Rep. Chris Collins (R-N.Y.) is expected to plead guilty to insider trading later this week. A change of plea hearing was scheduled for Collins on Tuesday and Collins’s alleged co-conspirators will change their pleas on Wednesday.
Collins was indicted in August 2018 by the U.S. Attorney for the Southern District of New York (SDNY). According to the 30-page indictment, the alleged insider trading scheme involved multiple members of Collins’s family. Also named in the original indictment are the congressman’s son, Cameron Collins, and his in-law through marriage, Stephen Zarsky, the father of Cameron Collins’ spouse.
As Law&Crime reported at the time, Collins was already under investigation–and knew he was under investigation–when the alleged insider trading scheme went into operation.
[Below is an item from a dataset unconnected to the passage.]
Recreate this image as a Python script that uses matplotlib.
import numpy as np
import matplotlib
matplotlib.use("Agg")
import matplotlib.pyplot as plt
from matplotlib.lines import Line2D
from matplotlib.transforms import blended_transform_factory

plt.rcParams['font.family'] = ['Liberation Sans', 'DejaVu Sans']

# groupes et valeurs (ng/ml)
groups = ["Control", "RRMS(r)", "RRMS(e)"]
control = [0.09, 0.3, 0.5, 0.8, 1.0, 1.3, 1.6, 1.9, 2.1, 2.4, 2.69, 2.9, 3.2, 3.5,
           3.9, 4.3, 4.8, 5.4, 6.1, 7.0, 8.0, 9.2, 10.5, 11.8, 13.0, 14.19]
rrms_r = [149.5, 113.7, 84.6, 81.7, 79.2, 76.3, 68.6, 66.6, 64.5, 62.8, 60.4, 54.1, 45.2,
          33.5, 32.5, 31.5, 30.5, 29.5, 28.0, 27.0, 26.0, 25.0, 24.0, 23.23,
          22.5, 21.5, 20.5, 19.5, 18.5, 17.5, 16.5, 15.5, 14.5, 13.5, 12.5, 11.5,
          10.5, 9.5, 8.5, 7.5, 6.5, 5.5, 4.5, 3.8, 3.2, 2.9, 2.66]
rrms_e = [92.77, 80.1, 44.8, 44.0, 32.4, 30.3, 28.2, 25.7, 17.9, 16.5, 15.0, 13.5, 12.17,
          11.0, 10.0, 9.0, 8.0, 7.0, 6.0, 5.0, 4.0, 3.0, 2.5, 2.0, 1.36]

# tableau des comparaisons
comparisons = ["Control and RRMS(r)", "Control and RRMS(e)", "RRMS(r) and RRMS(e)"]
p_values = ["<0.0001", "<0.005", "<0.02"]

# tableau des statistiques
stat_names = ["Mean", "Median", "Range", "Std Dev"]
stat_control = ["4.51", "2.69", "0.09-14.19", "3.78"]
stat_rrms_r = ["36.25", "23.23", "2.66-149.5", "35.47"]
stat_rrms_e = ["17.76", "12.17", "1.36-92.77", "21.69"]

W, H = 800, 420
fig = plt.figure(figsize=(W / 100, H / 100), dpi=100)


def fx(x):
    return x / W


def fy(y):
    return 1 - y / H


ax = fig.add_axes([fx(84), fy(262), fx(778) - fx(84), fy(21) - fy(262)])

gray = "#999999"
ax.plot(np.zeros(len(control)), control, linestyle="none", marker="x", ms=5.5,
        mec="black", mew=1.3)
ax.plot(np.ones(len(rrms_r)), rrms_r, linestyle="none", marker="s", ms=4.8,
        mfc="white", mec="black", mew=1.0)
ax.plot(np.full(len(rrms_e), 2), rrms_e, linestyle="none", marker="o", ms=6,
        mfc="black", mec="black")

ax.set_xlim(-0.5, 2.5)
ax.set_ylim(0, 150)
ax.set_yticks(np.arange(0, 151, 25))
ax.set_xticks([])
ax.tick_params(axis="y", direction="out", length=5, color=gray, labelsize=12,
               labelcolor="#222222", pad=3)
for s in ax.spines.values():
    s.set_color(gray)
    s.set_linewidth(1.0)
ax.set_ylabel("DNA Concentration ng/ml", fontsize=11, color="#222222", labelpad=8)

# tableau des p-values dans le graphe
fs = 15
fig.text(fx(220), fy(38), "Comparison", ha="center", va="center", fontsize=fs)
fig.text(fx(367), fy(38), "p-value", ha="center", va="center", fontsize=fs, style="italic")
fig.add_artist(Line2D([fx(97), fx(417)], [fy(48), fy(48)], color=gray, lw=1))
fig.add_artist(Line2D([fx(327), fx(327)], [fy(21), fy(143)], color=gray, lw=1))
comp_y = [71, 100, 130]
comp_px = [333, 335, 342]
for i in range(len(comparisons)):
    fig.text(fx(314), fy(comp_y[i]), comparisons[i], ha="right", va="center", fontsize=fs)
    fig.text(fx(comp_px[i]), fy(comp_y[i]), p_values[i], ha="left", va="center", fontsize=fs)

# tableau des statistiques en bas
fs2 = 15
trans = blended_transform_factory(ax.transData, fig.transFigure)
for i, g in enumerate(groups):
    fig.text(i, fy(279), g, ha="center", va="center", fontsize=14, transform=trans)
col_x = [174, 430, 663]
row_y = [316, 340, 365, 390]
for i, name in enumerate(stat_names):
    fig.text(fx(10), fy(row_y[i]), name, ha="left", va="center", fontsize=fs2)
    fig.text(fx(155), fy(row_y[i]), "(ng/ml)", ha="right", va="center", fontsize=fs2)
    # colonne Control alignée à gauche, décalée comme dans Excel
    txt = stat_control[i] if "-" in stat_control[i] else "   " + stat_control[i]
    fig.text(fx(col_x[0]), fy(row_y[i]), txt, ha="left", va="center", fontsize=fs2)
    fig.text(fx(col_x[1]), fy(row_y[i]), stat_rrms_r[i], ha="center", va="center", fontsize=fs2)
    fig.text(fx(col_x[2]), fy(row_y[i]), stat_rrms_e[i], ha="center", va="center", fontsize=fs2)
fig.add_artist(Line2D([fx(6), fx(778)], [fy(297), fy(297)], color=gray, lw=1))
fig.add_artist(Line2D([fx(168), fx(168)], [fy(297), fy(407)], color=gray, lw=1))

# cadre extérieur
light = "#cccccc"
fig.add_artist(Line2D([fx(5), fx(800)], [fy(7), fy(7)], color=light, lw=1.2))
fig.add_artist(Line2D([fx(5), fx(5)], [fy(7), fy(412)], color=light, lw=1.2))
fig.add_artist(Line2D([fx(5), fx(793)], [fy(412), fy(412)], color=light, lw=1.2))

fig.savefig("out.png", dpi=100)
In January 2017, Collins was overheard by reporters while he was using his cellphone in the halls of Congress. The congressman appeared to be bragging about his ability to call publicly-traded stocks. Collins reportedly said, “Do you know how many millionaires I’ve made in Buffalo the past few months?”
In April 2017, the Daily Beast reported on Collins’ ties to Innate–an Australia-based pharmaceutical company–and noted that “Collins’s children, his chief of staff, and a score of campaign donors” purchased shares in the company apparently based on Collins’ advocacy. Eventually those stock prices tripled.
Collins himself eventually grew weary of all the press his relationship with Innate and the stock market was getting. The SDNY indictment also included an email from the congressman regarding the coverage of his family, their money moves and his position with Innate. Collins wrote, “We want this to go away.”
Instead, the Office of Congressional Ethics (OCE) took a long look at Collins, his family and their finances.
In October 2017, the OCE referred the matter to the official House Ethics Committee. That referral notes:
Representative Collins is a board member of Innate Immunotherapeutics Limited (“Innate”) and holds stock in the company. Representative Collins may have shared material nonpublic information in the purchase of Innate stock. If Representative Collins shared material nonpublic information in the purchase of Innate stock, then he may have violated House rules, standards of conduct, and federal law.
Representative Collins may have also purchased discounted Innate stock that was not available to the public and that was offered to him based on his status as a Member of the House of Representatives. If Representative Collins purchased discounted stock that was not available to the public and that was offered to him based on his status as a Member of the House of Representatives, then he may have violated House rules, standards of conduct, and federal law.
After that, then-Rep. Louise Slaughter (D-N.Y.) asked the Securities and Exchange Commission (SEC) to investigate her colleague’s trading behavior. The SEC eventually worked in conjunction with the SDNY and the Federal Bureau of Investigation on the charges against Collins and his family.
The three shared 13 distinct counts, including: conspiracy, securities fraud, wire fraud and making false statements to law enforcement. Each of the defendants originally pleaded not guilty. Upon his arrest, Collins said, he would “continue to fight the meritless charges brought against me and I look toward to having my good name cleared of any wrongdoing.”
Collins, who was the first member of Congress to endorse then-nominee Donald Trump for president, narrowly defeated Democratic challenger Nate McMurray in 2018–winning by less than a percentage point. McMurray plans a rematch against Collins in 2020.